- **Stated problem**
Restate all the material verbatim, except for the pictures.

========

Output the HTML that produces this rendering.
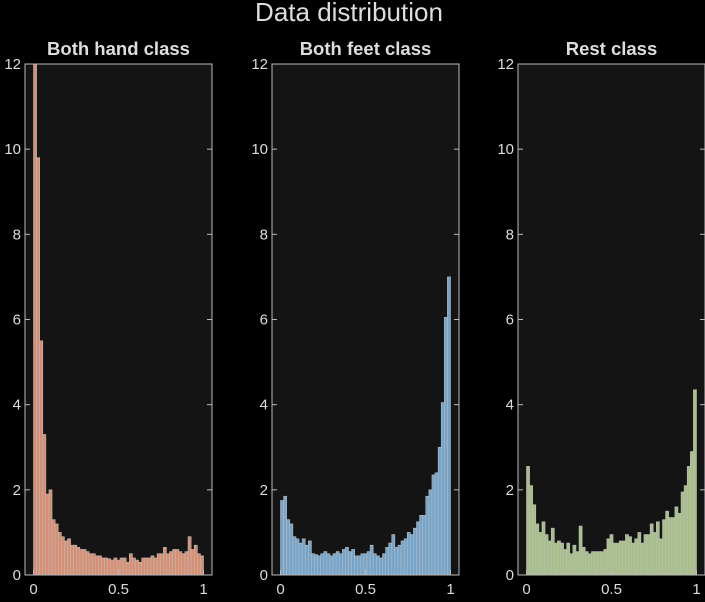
<!DOCTYPE html>
<html><head><meta charset="utf-8"><style>
body{margin:0;background:#000;width:705px;height:597px;overflow:hidden;font-family:"Liberation Sans",sans-serif}
</style></head><body>
<svg id="c" width="705" height="597"></svg>
<script>
const titles=["Both hand class","Both feet class","Rest class"];
const handVals=[12.5,9.8,5.5,3.3,1.9,2.0,1.3,1.2,1.0,0.9,0.8,0.85,0.7,0.7,0.65,0.6,0.6,0.55,0.5,0.5,0.45,0.45,0.4,0.4,0.38,0.35,0.4,0.35,0.4,0.4,0.3,0.5,0.4,0.35,0.3,0.4,0.4,0.4,0.45,0.4,0.5,0.5,0.65,0.5,0.55,0.6,0.6,0.55,0.5,0.55,0.9,0.6,0.7,0.5,0.45];
const feetVals=[1.75,1.85,1.3,1.2,0.9,0.85,0.75,0.85,0.7,0.8,0.5,0.48,0.45,0.5,0.55,0.5,0.45,0.5,0.55,0.5,0.6,0.65,0.55,0.6,0.45,0.45,0.5,0.5,0.55,0.7,0.5,0.45,0.4,0.5,0.65,0.75,0.95,0.65,0.7,0.8,0.85,1.0,0.95,1.1,1.25,1.4,1.4,1.85,2.0,2.35,2.4,3.0,4.05,6.05,7.0];
const restVals=[2.55,2.1,1.65,1.2,1.0,1.25,0.95,0.8,1.1,0.75,0.8,0.75,0.6,0.75,0.5,0.7,0.55,1.15,0.65,0.55,0.5,0.55,0.55,0.55,0.55,0.6,0.85,0.95,0.75,0.75,0.8,0.8,0.95,0.9,0.75,0.85,1.0,0.75,0.95,0.95,1.2,1.0,1.25,0.85,1.3,1.5,1.35,1.35,1.6,1.45,1.95,2.1,2.55,2.9,4.35];
const yTicks=[0,2,4,6,8,10,12];
const xTicks=[0,0.5,1];
const xTickLabels=["0","0.5","1"];
const series=[handVals,feetVals,restVals];
const colors=["#d98e72","#72a4cc","#a8c088"];
const lefts=[25,272,518];
const names=["hand","feet","rest"];
const svg=document.getElementById('c');
const NS="http://www.w3.org/2000/svg";
function mk(t,a,p){const e=document.createElementNS(NS,t);for(const k in a)e.setAttribute(k,a[k]);(p||svg).appendChild(e);return e;}
const topY=64,bot=575,W=187;
const t=mk('text',{x:349,y:21,fill:'#ddd','font-size':26,'text-anchor':'middle'});t.textContent="Data distribution";


series.forEach((vals,i)=>{
  const L=lefts[i];
  const g=mk('g',{});
  
  
  const xs=v=>L+W*(v+0.05)/1.1;
  const ys=v=>bot-(v/12)*(bot-topY);
  const bg=mk('rect',{x:L,y:topY,width:W,height:bot-topY,fill:'#141414'},g);
  
  
  const cp=mk('clipPath',{id:'cp'+i},g);mk('rect',{x:L,y:topY,width:W,height:bot-topY},cp);
  const bars=mk('g',{'clip-path':'url(#cp'+i+')'},g);
  const n=vals.length,bw=1/n;
  vals.forEach((v,j)=>{
    const x0=xs(j*bw),x1=xs((j+1)*bw);
    const r=mk('rect',{x:x0,y:ys(v),width:x1-x0,height:bot-ys(v),fill:colors[i],stroke:'#bbb','stroke-width':0.6},bars);
    
    
  });
  mk('rect',{x:L,y:topY,width:W,height:bot-topY,fill:'none',stroke:'#bbb','stroke-width':1},g);
  yTicks.forEach(v=>{
    const y=ys(v);
    mk('line',{x1:L,x2:L+5,y1:y,y2:y,stroke:'#bbb'},g);
    mk('line',{x1:L+W,x2:L+W-5,y1:y,y2:y,stroke:'#bbb'},g);
    const tl=mk('text',{x:L-4,y:y+5,fill:'#ddd','font-size':15,'text-anchor':'end'},g);tl.textContent=v;
    
    
  });
  xTicks.forEach((v,k)=>{
    const x=xs(v);
    mk('line',{x1:x,x2:x,y1:bot,y2:bot-5,stroke:'#bbb'},g);
    const tl=mk('text',{x:x,y:594,fill:'#ddd','font-size':15,'text-anchor':'middle'},g);tl.textContent=xTickLabels[k];
    
    
  });
  const pt=mk('text',{x:L+W/2,y:55,fill:'#ddd','font-size':18.5,'font-weight':'bold','text-anchor':'middle'},g);pt.textContent=titles[i];
  
  
});
</script>
</body></html>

========

- **Task result**
Output the HTML that produces this rendering.
<!DOCTYPE html>
<html><head><meta charset="utf-8"><style>
body{margin:0;background:#000;width:705px;height:597px;overflow:hidden;font-family:"Liberation Sans",sans-serif}
</style></head><body>
<svg id="c" width="705" height="597"></svg>
<script>
const titles=["Both hand class","Both feet class","Rest class"];
const handVals=[12.5,9.8,5.5,3.3,1.9,2.0,1.3,1.2,1.0,0.9,0.8,0.85,0.7,0.7,0.65,0.6,0.6,0.55,0.5,0.5,0.45,0.45,0.4,0.4,0.38,0.35,0.4,0.35,0.4,0.4,0.3,0.5,0.4,0.35,0.3,0.4,0.4,0.4,0.45,0.4,0.5,0.5,0.65,0.5,0.55,0.6,0.6,0.55,0.5,0.55,0.9,0.6,0.7,0.5,0.45];
const feetVals=[1.75,1.85,1.3,1.2,0.9,0.85,0.75,0.85,0.7,0.8,0.5,0.48,0.45,0.5,0.55,0.5,0.45,0.5,0.55,0.5,0.6,0.65,0.55,0.6,0.45,0.45,0.5,0.5,0.55,0.7,0.5,0.45,0.4,0.5,0.65,0.75,0.95,0.65,0.7,0.8,0.85,1.0,0.95,1.1,1.25,1.4,1.4,1.85,2.0,2.35,2.4,3.0,4.05,6.05,7.0];
const restVals=[2.55,2.1,1.65,1.2,1.0,1.25,0.95,0.8,1.1,0.75,0.8,0.75,0.6,0.75,0.5,0.7,0.55,1.15,0.65,0.55,0.5,0.55,0.55,0.55,0.55,0.6,0.85,0.95,0.75,0.75,0.8,0.8,0.95,0.9,0.75,0.85,1.0,0.75,0.95,0.95,1.2,1.0,1.25,0.85,1.3,1.5,1.35,1.35,1.6,1.45,1.95,2.1,2.55,2.9,4.35];
const yTicks=[0,2,4,6,8,10,12];
const xTicks=[0,0.5,1];
const xTickLabels=["0","0.5","1"];
const series=[handVals,feetVals,restVals];
const colors=["#d98e72","#72a4cc","#a8c088"];
const lefts=[25,272,518];
const names=["hand","feet","rest"];
const svg=document.getElementById('c');
const NS="http://www.w3.org/2000/svg";
function mk(t,a,p){const e=document.createElementNS(NS,t);for(const k in a)e.setAttribute(k,a[k]);(p||svg).appendChild(e);return e;}
const topY=64,bot=575,W=187;
const t=mk('text',{x:349,y:21,fill:'#ddd','font-size':26,'text-anchor':'middle'});t.textContent="Data distribution";


series.forEach((vals,i)=>{
  const L=lefts[i];
  const g=mk('g',{});
  
  
  const xs=v=>L+W*(v+0.05)/1.1;
  const ys=v=>bot-(v/12)*(bot-topY);
  const bg=mk('rect',{x:L,y:topY,width:W,height:bot-topY,fill:'#141414'},g);
  
  
  const cp=mk('clipPath',{id:'cp'+i},g);mk('rect',{x:L,y:topY,width:W,height:bot-topY},cp);
  const bars=mk('g',{'clip-path':'url(#cp'+i+')'},g);
  const n=vals.length,bw=1/n;
  vals.forEach((v,j)=>{
    const x0=xs(j*bw),x1=xs((j+1)*bw);
    const r=mk('rect',{x:x0,y:ys(v),width:x1-x0,height:bot-ys(v),fill:colors[i],stroke:'#bbb','stroke-width':0.6},bars);
    
    
  });
  mk('rect',{x:L,y:topY,width:W,height:bot-topY,fill:'none',stroke:'#bbb','stroke-width':1},g);
  yTicks.forEach(v=>{
    const y=ys(v);
    mk('line',{x1:L,x2:L+5,y1:y,y2:y,stroke:'#bbb'},g);
    mk('line',{x1:L+W,x2:L+W-5,y1:y,y2:y,stroke:'#bbb'},g);
    const tl=mk('text',{x:L-4,y:y+5,fill:'#ddd','font-size':15,'text-anchor':'end'},g);tl.textContent=v;
    
    
  });
  xTicks.forEach((v,k)=>{
    const x=xs(v);
    mk('line',{x1:x,x2:x,y1:bot,y2:bot-5,stroke:'#bbb'},g);
    const tl=mk('text',{x:x,y:594,fill:'#ddd','font-size':15,'text-anchor':'middle'},g);tl.textContent=xTickLabels[k];
    
    
  });
  const pt=mk('text',{x:L+W/2,y:55,fill:'#ddd','font-size':18.5,'font-weight':'bold','text-anchor':'middle'},g);pt.textContent=titles[i];
  
  
});
</script>
</body></html>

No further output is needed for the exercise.